THE EXERCISE - Will you return, word for word, only the lines from the top of the data below down to and including the one with "import plotly.graph_objects as go"?

SOURCE DATA -
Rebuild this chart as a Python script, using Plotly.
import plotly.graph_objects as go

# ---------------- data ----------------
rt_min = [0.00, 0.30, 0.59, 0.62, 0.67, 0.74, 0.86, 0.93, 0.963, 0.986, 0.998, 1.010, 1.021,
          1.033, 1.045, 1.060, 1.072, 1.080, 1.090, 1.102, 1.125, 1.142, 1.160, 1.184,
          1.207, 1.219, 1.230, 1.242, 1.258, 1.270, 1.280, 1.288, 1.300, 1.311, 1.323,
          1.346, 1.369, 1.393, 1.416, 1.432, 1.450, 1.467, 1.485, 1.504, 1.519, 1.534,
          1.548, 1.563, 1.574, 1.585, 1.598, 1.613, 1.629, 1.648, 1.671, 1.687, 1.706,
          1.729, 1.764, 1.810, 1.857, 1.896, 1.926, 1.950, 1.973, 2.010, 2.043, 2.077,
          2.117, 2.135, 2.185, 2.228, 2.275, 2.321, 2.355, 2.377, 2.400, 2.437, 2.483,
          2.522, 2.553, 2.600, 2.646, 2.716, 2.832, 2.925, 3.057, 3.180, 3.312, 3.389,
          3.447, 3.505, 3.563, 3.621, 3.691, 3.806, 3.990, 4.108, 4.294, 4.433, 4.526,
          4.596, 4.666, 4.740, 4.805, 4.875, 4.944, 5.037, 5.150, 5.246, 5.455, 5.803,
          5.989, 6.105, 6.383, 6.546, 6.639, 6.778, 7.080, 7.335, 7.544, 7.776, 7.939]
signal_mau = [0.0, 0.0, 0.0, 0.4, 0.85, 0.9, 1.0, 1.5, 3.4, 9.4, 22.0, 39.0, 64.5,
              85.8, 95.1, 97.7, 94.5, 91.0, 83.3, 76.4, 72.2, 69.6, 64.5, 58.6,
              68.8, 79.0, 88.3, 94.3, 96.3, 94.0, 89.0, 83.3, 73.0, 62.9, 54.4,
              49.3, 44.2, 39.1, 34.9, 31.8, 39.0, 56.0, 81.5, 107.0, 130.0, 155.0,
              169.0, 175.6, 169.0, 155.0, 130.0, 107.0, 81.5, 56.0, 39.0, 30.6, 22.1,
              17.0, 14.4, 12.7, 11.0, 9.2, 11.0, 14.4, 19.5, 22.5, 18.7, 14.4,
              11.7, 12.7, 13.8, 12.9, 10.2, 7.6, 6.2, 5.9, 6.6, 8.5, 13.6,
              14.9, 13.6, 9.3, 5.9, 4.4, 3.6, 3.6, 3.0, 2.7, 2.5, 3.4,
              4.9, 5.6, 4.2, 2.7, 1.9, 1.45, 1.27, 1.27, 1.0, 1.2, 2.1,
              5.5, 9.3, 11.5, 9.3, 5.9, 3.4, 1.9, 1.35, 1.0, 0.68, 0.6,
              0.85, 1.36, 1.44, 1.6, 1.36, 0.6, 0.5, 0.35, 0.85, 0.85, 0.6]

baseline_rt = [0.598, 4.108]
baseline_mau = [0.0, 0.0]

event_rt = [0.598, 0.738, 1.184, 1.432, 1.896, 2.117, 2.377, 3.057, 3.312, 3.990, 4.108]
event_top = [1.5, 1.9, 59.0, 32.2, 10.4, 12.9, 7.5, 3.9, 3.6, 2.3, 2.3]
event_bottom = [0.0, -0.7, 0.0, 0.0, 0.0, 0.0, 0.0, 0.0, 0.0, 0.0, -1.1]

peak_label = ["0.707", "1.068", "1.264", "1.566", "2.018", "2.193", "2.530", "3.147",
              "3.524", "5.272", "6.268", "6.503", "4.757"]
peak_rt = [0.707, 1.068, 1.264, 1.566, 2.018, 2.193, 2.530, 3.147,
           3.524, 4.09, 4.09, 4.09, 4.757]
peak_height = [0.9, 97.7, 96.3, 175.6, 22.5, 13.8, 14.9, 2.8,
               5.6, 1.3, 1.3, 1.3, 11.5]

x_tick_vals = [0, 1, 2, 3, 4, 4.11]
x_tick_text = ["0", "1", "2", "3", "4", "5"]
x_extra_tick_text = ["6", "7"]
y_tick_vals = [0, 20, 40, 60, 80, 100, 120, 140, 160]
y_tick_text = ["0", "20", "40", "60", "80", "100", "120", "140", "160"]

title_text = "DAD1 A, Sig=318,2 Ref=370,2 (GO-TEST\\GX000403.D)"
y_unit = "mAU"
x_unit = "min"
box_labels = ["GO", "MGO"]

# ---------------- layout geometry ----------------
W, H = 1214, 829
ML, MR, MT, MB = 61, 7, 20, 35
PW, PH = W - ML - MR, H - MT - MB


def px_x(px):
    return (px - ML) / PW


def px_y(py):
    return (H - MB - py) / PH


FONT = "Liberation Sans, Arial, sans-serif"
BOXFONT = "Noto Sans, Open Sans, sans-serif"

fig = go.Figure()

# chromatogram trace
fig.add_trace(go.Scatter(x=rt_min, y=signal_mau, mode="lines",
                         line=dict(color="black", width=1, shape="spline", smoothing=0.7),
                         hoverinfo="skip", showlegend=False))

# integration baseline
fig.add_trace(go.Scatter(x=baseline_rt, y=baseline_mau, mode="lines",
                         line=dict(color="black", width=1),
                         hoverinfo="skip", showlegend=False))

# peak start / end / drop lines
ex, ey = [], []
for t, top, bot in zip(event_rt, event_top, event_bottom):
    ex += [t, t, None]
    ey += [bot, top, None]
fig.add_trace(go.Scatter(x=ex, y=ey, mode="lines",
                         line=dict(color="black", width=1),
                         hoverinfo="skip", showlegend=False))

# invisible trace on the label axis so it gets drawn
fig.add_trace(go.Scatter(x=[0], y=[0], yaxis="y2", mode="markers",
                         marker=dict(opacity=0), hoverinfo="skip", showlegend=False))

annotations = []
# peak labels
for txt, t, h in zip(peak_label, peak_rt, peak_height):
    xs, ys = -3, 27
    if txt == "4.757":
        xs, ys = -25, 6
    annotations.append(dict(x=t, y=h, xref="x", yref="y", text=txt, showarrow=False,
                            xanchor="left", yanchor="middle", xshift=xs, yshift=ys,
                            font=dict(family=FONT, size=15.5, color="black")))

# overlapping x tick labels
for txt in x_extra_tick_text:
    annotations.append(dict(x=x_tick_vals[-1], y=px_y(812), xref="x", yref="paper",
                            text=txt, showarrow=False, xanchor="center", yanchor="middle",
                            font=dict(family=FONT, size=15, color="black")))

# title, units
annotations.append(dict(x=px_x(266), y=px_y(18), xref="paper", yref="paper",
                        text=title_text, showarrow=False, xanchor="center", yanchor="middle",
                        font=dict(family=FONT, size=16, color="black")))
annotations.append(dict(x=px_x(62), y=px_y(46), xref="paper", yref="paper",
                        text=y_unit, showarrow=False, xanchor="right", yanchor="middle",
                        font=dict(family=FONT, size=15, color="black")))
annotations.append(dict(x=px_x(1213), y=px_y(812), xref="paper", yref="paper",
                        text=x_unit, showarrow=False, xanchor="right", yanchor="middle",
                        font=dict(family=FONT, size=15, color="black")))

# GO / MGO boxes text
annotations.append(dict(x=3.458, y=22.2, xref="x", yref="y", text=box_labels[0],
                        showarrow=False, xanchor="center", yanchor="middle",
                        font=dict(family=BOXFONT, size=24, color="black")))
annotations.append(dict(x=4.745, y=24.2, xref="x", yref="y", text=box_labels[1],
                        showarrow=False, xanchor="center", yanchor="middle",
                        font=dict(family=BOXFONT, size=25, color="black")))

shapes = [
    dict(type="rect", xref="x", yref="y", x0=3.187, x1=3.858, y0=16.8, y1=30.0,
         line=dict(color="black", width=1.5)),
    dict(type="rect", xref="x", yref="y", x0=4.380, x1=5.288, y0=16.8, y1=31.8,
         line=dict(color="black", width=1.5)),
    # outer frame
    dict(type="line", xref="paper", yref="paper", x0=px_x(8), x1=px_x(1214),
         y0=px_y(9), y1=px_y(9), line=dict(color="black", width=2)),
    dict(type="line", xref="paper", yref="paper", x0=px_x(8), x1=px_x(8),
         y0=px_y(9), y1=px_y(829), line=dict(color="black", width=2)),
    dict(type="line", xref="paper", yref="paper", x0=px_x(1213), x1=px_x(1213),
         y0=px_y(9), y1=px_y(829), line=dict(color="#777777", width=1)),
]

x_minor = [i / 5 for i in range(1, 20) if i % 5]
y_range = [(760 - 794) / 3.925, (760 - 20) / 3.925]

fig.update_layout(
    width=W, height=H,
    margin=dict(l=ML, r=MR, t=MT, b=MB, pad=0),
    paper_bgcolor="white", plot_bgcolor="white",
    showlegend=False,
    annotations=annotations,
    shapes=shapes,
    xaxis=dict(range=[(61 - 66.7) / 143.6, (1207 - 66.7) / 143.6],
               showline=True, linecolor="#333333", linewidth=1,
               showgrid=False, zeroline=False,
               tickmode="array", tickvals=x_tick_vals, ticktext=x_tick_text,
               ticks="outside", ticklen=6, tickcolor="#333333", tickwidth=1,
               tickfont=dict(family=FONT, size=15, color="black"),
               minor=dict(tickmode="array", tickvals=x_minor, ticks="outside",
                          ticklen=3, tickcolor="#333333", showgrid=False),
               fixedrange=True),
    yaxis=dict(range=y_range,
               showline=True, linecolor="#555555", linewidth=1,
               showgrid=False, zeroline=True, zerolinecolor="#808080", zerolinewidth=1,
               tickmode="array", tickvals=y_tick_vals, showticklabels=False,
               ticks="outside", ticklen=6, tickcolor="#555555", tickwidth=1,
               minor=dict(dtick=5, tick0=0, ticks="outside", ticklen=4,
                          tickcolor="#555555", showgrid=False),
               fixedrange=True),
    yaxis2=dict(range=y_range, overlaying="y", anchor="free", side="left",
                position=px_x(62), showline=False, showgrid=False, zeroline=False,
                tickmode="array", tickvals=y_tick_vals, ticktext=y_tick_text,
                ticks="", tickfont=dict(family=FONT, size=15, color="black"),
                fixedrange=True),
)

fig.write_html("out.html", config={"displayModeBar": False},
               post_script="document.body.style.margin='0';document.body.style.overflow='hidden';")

RESPONSE BELOW -
Rebuild this chart as a Python script, using Plotly.
import plotly.graph_objects as go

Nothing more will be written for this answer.